+++ DATA BLOCK +++
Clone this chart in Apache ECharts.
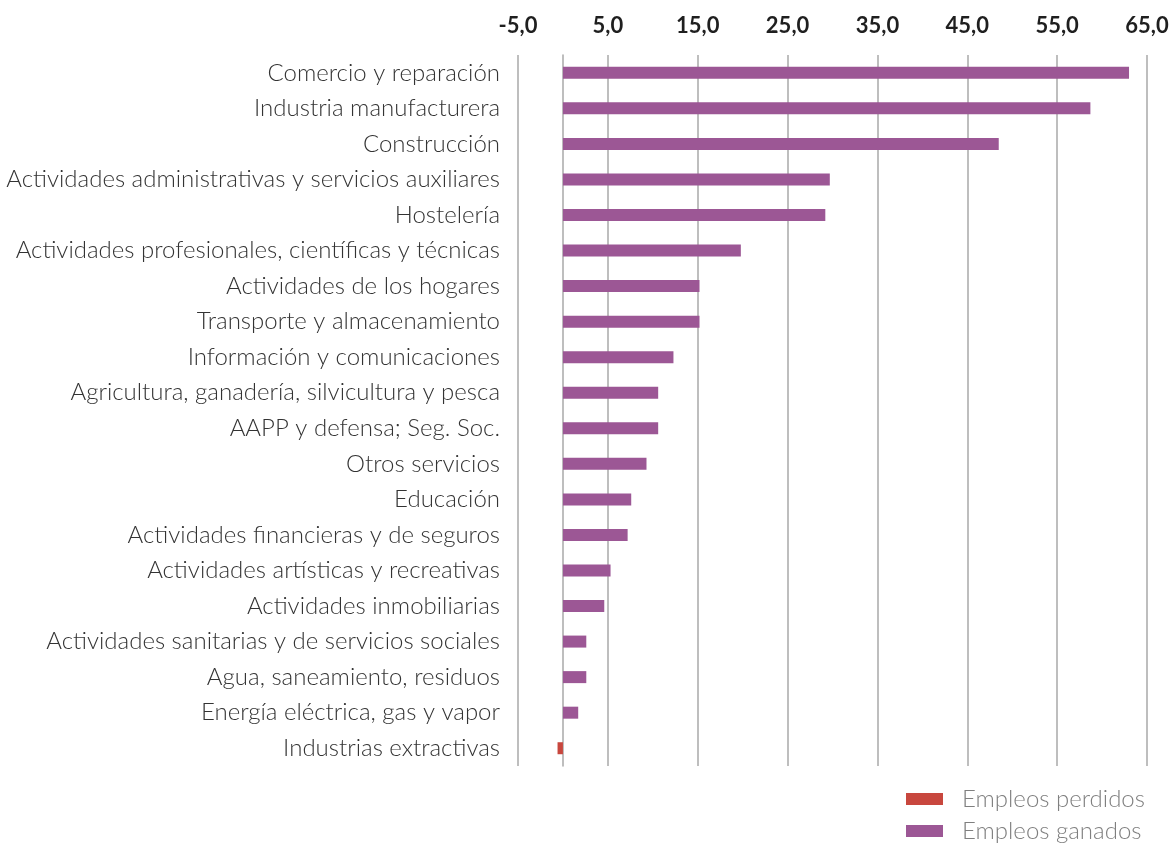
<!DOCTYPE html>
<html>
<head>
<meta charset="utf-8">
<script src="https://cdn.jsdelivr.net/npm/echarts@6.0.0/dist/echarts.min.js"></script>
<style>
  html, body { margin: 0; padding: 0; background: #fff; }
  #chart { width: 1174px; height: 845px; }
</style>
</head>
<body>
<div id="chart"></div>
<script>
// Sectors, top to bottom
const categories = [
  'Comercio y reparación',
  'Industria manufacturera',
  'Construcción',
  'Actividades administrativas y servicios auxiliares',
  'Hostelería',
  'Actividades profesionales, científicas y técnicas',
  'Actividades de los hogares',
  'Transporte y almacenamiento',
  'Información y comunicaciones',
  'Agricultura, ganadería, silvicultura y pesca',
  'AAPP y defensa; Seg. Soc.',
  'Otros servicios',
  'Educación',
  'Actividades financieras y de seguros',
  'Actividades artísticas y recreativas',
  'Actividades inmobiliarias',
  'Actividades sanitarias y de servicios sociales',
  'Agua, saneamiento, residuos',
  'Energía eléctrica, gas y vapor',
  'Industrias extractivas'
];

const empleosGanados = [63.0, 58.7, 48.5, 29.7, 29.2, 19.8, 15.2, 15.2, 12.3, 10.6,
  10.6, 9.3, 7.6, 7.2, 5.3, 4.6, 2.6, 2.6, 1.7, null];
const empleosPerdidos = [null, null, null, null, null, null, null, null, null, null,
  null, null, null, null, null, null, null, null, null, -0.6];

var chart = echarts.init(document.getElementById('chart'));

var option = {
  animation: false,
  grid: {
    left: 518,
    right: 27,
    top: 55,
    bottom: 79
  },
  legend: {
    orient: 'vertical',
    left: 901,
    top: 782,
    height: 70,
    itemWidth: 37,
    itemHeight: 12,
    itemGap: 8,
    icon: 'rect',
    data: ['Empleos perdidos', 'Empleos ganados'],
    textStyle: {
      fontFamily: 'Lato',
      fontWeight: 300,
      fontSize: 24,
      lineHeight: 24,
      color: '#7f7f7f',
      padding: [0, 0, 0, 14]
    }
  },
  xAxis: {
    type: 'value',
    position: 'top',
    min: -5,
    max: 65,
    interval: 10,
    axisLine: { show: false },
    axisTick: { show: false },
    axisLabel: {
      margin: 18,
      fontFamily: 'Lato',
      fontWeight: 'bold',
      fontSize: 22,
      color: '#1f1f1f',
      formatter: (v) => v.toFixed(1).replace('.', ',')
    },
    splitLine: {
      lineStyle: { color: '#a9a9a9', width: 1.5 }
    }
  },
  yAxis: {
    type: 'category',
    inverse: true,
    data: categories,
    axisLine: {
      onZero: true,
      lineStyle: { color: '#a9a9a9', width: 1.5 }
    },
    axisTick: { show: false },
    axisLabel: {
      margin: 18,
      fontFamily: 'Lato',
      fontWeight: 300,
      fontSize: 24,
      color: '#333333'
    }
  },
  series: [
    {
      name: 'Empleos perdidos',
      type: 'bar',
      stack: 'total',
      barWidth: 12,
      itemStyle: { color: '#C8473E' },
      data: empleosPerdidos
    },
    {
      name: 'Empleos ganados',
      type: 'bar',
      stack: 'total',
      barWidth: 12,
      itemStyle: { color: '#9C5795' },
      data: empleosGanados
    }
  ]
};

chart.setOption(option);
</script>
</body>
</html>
+++
* **STATED PROBLEM**
Copy each line in full and exactly, omitting any picture.

* **FULL OUTPUT**
Clone this chart in Apache ECharts.
<!DOCTYPE html>
<html>
<head>
<meta charset="utf-8">
<script src="https://cdn.jsdelivr.net/npm/echarts@6.0.0/dist/echarts.min.js"></script>
<style>
  html, body { margin: 0; padding: 0; background: #fff; }
  #chart { width: 1174px; height: 845px; }
</style>
</head>
<body>
<div id="chart"></div>
<script>
// Sectors, top to bottom
const categories = [
  'Comercio y reparación',
  'Industria manufacturera',
  'Construcción',
  'Actividades administrativas y servicios auxiliares',
  'Hostelería',
  'Actividades profesionales, científicas y técnicas',
  'Actividades de los hogares',
  'Transporte y almacenamiento',
  'Información y comunicaciones',
  'Agricultura, ganadería, silvicultura y pesca',
  'AAPP y defensa; Seg. Soc.',
  'Otros servicios',
  'Educación',
  'Actividades financieras y de seguros',
  'Actividades artísticas y recreativas',
  'Actividades inmobiliarias',
  'Actividades sanitarias y de servicios sociales',
  'Agua, saneamiento, residuos',
  'Energía eléctrica, gas y vapor',
  'Industrias extractivas'
];

const empleosGanados = [63.0, 58.7, 48.5, 29.7, 29.2, 19.8, 15.2, 15.2, 12.3, 10.6,
  10.6, 9.3, 7.6, 7.2, 5.3, 4.6, 2.6, 2.6, 1.7, null];
const empleosPerdidos = [null, null, null, null, null, null, null, null, null, null,
  null, null, null, null, null, null, null, null, null, -0.6];

var chart = echarts.init(document.getElementById('chart'));

var option = {
  animation: false,
  grid: {
    left: 518,
    right: 27,
    top: 55,
    bottom: 79
  },
  legend: {
    orient: 'vertical',
    left: 901,
    top: 782,
    height: 70,
    itemWidth: 37,
    itemHeight: 12,
    itemGap: 8,
    icon: 'rect',
    data: ['Empleos perdidos', 'Empleos ganados'],
    textStyle: {
      fontFamily: 'Lato',
      fontWeight: 300,
      fontSize: 24,
      lineHeight: 24,
      color: '#7f7f7f',
      padding: [0, 0, 0, 14]
    }
  },
  xAxis: {
    type: 'value',
    position: 'top',
    min: -5,
    max: 65,
    interval: 10,
    axisLine: { show: false },
    axisTick: { show: false },
    axisLabel: {
      margin: 18,
      fontFamily: 'Lato',
      fontWeight: 'bold',
      fontSize: 22,
      color: '#1f1f1f',
      formatter: (v) => v.toFixed(1).replace('.', ',')
    },
    splitLine: {
      lineStyle: { color: '#a9a9a9', width: 1.5 }
    }
  },
  yAxis: {
    type: 'category',
    inverse: true,
    data: categories,
    axisLine: {
      onZero: true,
      lineStyle: { color: '#a9a9a9', width: 1.5 }
    },
    axisTick: { show: false },
    axisLabel: {
      margin: 18,
      fontFamily: 'Lato',
      fontWeight: 300,
      fontSize: 24,
      color: '#333333'
    }
  },
  series: [
    {
      name: 'Empleos perdidos',
      type: 'bar',
      stack: 'total',
      barWidth: 12,
      itemStyle: { color: '#C8473E' },
      data: empleosPerdidos
    },
    {
      name: 'Empleos ganados',
      type: 'bar',
      stack: 'total',
      barWidth: 12,
      itemStyle: { color: '#9C5795' },
      data: empleosGanados
    }
  ]
};

chart.setOption(option);
</script>
</body>
</html>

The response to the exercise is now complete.